** Material provided **
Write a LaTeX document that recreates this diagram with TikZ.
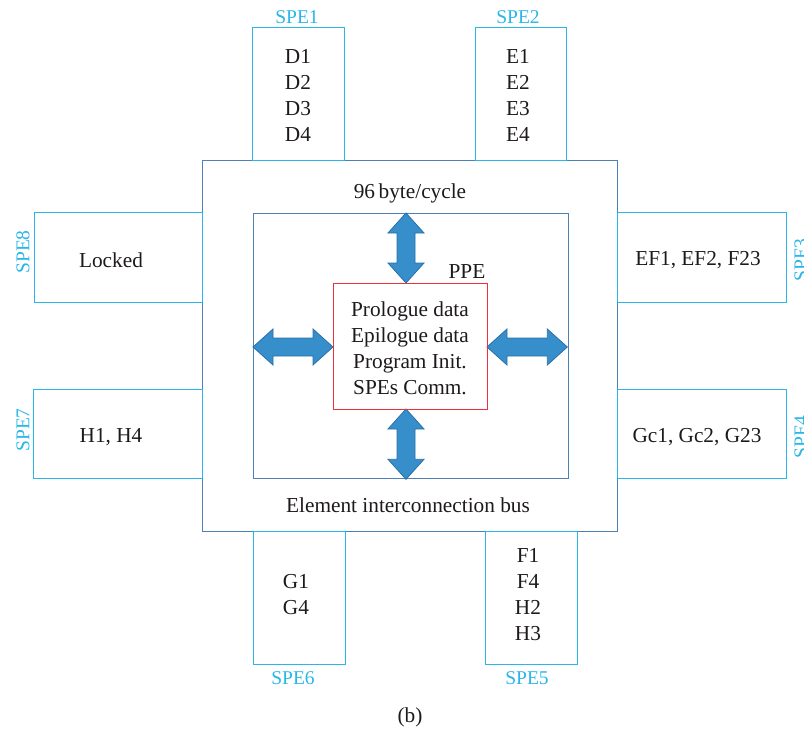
\documentclass[tikz,border=0pt]{standalone}
\usepackage{fontspec}
\setmainfont{Liberation Serif}
\usetikzlibrary{calc}

\definecolor{speblue}{RGB}{41,182,232}
\definecolor{busblue}{RGB}{78,128,182}
\definecolor{ppered}{RGB}{235,50,60}
\definecolor{arrowfill}{RGB}{54,142,202}
\definecolor{arrowline}{RGB}{42,112,170}
\definecolor{inktext}{RGB}{30,26,27}

\tikzset{
  spebox/.style={draw=speblue, line width=1.3pt, rectangle, inner sep=0pt, anchor=north west},
  busbox/.style={draw=busblue, line width=1.3pt, rectangle, inner sep=0pt, anchor=north west},
  ppebox/.style={draw=ppered, line width=1.4pt, rectangle, inner sep=0pt, anchor=north west},
  bodytext/.style={text=inktext, font=\fontsize{21.3}{26}\selectfont, align=center, inner sep=0pt},
  spelabel/.style={text=speblue, font=\fontsize{19.5}{23}\selectfont, inner sep=0pt},
  blockarrow/.style={fill=arrowfill, draw=arrowline, line width=0.8pt, line join=miter}
}

% horizontal double block arrow between a left tip and a right tip
\newcommand\hdarrow[2]{\draw[blockarrow] (#1) -- ++(20,-18) -- ++(0,9) -- ($(#2)+(-20,-9)$) -- ++(0,-9) -- (#2) -- ++(-20,18) -- ++(0,-9) -- ($(#1)+(20,9)$) -- ++(0,9) -- cycle;}
% vertical double block arrow between a top tip and a bottom tip
\newcommand\vdarrow[2]{\draw[blockarrow] (#1) -- ++(18,20) -- ++(-9,0) -- ($(#2)+(9,-20)$) -- ++(9,0) -- (#2) -- ++(-18,-20) -- ++(9,0) -- ($(#1)+(-9,20)$) -- ++(-9,0) -- cycle;}

\begin{document}
\begin{tikzpicture}[x=1pt,y=-1pt]
\useasboundingbox (0,0) rectangle (804,731);

% element interconnection bus and PPE
\node[busbox, minimum width=415pt, minimum height=371pt] (bus) at (202,160) {};
\node[busbox, minimum width=315pt, minimum height=265pt] (inner) at (253,213) {};

% block arrows between the bus and the PPE
\coordinate (ppeN) at (406,283);
\coordinate (ppeS) at (406,409);
\coordinate (ppeW) at (333,347);
\coordinate (ppeE) at (487,347);
\coordinate (atop) at (ppeN |- inner.north);
\coordinate (abot) at (ppeS |- inner.south);
\coordinate (aleft) at (inner.west |- ppeW);
\coordinate (aright) at ($(inner.east |- ppeE)+(-2,0)$);
\vdarrow{atop}{ppeN}
\vdarrow{ppeS}{abot}
\hdarrow{aleft}{ppeW}
\hdarrow{ppeE}{aright}

\node[ppebox, minimum width=154pt, minimum height=126pt] (ppe) at (333,283) {};
\node[bodytext] (ppetxt) at (410,348) {Prologue data\\Epilogue data\\Program Init.\\SPEs Comm.};
\node[bodytext] (ppelbl) at (467,272) {PPE};
\node[bodytext] (rate) at (410,193) {96\,byte/cycle};
\node[bodytext] (buslbl) at (408,505) {Element interconnection bus};

% SPE1 and SPE2 on top
\node[spebox, minimum width=92pt, minimum height=133pt] (spe1) at (252,27) {};
\node[spebox, minimum width=91pt, minimum height=133pt] (spe2) at (475,27) {};
\node[bodytext] (d) at (298,95) {D1\\D2\\D3\\D4};
\node[bodytext] (e) at (518,95) {E1\\E2\\E3\\E4};
\node[spelabel] (l1) at (297,17) {SPE1};
\node[spelabel] (l2) at (518,17) {SPE2};

% SPE8 and SPE7 on the left
\node[spebox, minimum width=168pt, minimum height=90pt] (spe8) at (34,212) {};
\node[spebox, minimum width=169pt, minimum height=89pt] (spe7) at (33,389) {};
\node[bodytext] (lk) at (111,260) {Locked};
\node[bodytext] (h) at (111,437) {H1, H4};
\node[spelabel, rotate=90] (l8) at (23,252) {SPE8};
\node[spelabel, rotate=90] (l7) at (23,430) {SPE7};

% SPE3 and SPE4 on the right, labels running off the edge
\node[spebox, minimum width=169pt, minimum height=90pt] (spe3) at (617,212) {};
\node[spebox, minimum width=169pt, minimum height=89pt] (spe4) at (617,389) {};
\node[bodytext] (ef) at (698,260) {EF1, EF2, F23};
\node[bodytext] (gc) at (697,437) {Gc1, Gc2, G23};
\node[spelabel, rotate=90] (l3) at (801,260) {SPE3};
\node[spelabel, rotate=90] (l4) at (801,437) {SPE4};

% SPE6 and SPE5 at the bottom
\node[spebox, minimum width=92pt, minimum height=133pt] (spe6) at (253,531) {};
\node[spebox, minimum width=92pt, minimum height=133pt] (spe5) at (485,531) {};
\node[bodytext] (g) at (296,595) {G1\\G4};
\node[bodytext] (fh) at (528,595) {F1\\F4\\H2\\H3};
\node[spelabel] (l6) at (293,678) {SPE6};
\node[spelabel] (l5) at (527,678) {SPE5};

\node[bodytext] (cap) at (410,717) {(b)};
\end{tikzpicture}
\end{document}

** Your task **
Extract all the data above exactly, excluding every picture.

** Answer to the exercise **
Write a LaTeX document that recreates this diagram with TikZ.
\documentclass[tikz,border=0pt]{standalone}
\usepackage{fontspec}
\setmainfont{Liberation Serif}
\usetikzlibrary{calc}

\definecolor{speblue}{RGB}{41,182,232}
\definecolor{busblue}{RGB}{78,128,182}
\definecolor{ppered}{RGB}{235,50,60}
\definecolor{arrowfill}{RGB}{54,142,202}
\definecolor{arrowline}{RGB}{42,112,170}
\definecolor{inktext}{RGB}{30,26,27}

\tikzset{
  spebox/.style={draw=speblue, line width=1.3pt, rectangle, inner sep=0pt, anchor=north west},
  busbox/.style={draw=busblue, line width=1.3pt, rectangle, inner sep=0pt, anchor=north west},
  ppebox/.style={draw=ppered, line width=1.4pt, rectangle, inner sep=0pt, anchor=north west},
  bodytext/.style={text=inktext, font=\fontsize{21.3}{26}\selectfont, align=center, inner sep=0pt},
  spelabel/.style={text=speblue, font=\fontsize{19.5}{23}\selectfont, inner sep=0pt},
  blockarrow/.style={fill=arrowfill, draw=arrowline, line width=0.8pt, line join=miter}
}

% horizontal double block arrow between a left tip and a right tip
\newcommand\hdarrow[2]{\draw[blockarrow] (#1) -- ++(20,-18) -- ++(0,9) -- ($(#2)+(-20,-9)$) -- ++(0,-9) -- (#2) -- ++(-20,18) -- ++(0,-9) -- ($(#1)+(20,9)$) -- ++(0,9) -- cycle;}
% vertical double block arrow between a top tip and a bottom tip
\newcommand\vdarrow[2]{\draw[blockarrow] (#1) -- ++(18,20) -- ++(-9,0) -- ($(#2)+(9,-20)$) -- ++(9,0) -- (#2) -- ++(-18,-20) -- ++(9,0) -- ($(#1)+(-9,20)$) -- ++(-9,0) -- cycle;}

\begin{document}
\begin{tikzpicture}[x=1pt,y=-1pt]
\useasboundingbox (0,0) rectangle (804,731);

% element interconnection bus and PPE
\node[busbox, minimum width=415pt, minimum height=371pt] (bus) at (202,160) {};
\node[busbox, minimum width=315pt, minimum height=265pt] (inner) at (253,213) {};

% block arrows between the bus and the PPE
\coordinate (ppeN) at (406,283);
\coordinate (ppeS) at (406,409);
\coordinate (ppeW) at (333,347);
\coordinate (ppeE) at (487,347);
\coordinate (atop) at (ppeN |- inner.north);
\coordinate (abot) at (ppeS |- inner.south);
\coordinate (aleft) at (inner.west |- ppeW);
\coordinate (aright) at ($(inner.east |- ppeE)+(-2,0)$);
\vdarrow{atop}{ppeN}
\vdarrow{ppeS}{abot}
\hdarrow{aleft}{ppeW}
\hdarrow{ppeE}{aright}

\node[ppebox, minimum width=154pt, minimum height=126pt] (ppe) at (333,283) {};
\node[bodytext] (ppetxt) at (410,348) {Prologue data\\Epilogue data\\Program Init.\\SPEs Comm.};
\node[bodytext] (ppelbl) at (467,272) {PPE};
\node[bodytext] (rate) at (410,193) {96\,byte/cycle};
\node[bodytext] (buslbl) at (408,505) {Element interconnection bus};

% SPE1 and SPE2 on top
\node[spebox, minimum width=92pt, minimum height=133pt] (spe1) at (252,27) {};
\node[spebox, minimum width=91pt, minimum height=133pt] (spe2) at (475,27) {};
\node[bodytext] (d) at (298,95) {D1\\D2\\D3\\D4};
\node[bodytext] (e) at (518,95) {E1\\E2\\E3\\E4};
\node[spelabel] (l1) at (297,17) {SPE1};
\node[spelabel] (l2) at (518,17) {SPE2};

% SPE8 and SPE7 on the left
\node[spebox, minimum width=168pt, minimum height=90pt] (spe8) at (34,212) {};
\node[spebox, minimum width=169pt, minimum height=89pt] (spe7) at (33,389) {};
\node[bodytext] (lk) at (111,260) {Locked};
\node[bodytext] (h) at (111,437) {H1, H4};
\node[spelabel, rotate=90] (l8) at (23,252) {SPE8};
\node[spelabel, rotate=90] (l7) at (23,430) {SPE7};

% SPE3 and SPE4 on the right, labels running off the edge
\node[spebox, minimum width=169pt, minimum height=90pt] (spe3) at (617,212) {};
\node[spebox, minimum width=169pt, minimum height=89pt] (spe4) at (617,389) {};
\node[bodytext] (ef) at (698,260) {EF1, EF2, F23};
\node[bodytext] (gc) at (697,437) {Gc1, Gc2, G23};
\node[spelabel, rotate=90] (l3) at (801,260) {SPE3};
\node[spelabel, rotate=90] (l4) at (801,437) {SPE4};

% SPE6 and SPE5 at the bottom
\node[spebox, minimum width=92pt, minimum height=133pt] (spe6) at (253,531) {};
\node[spebox, minimum width=92pt, minimum height=133pt] (spe5) at (485,531) {};
\node[bodytext] (g) at (296,595) {G1\\G4};
\node[bodytext] (fh) at (528,595) {F1\\F4\\H2\\H3};
\node[spelabel] (l6) at (293,678) {SPE6};
\node[spelabel] (l5) at (527,678) {SPE5};

\node[bodytext] (cap) at (410,717) {(b)};
\end{tikzpicture}
\end{document}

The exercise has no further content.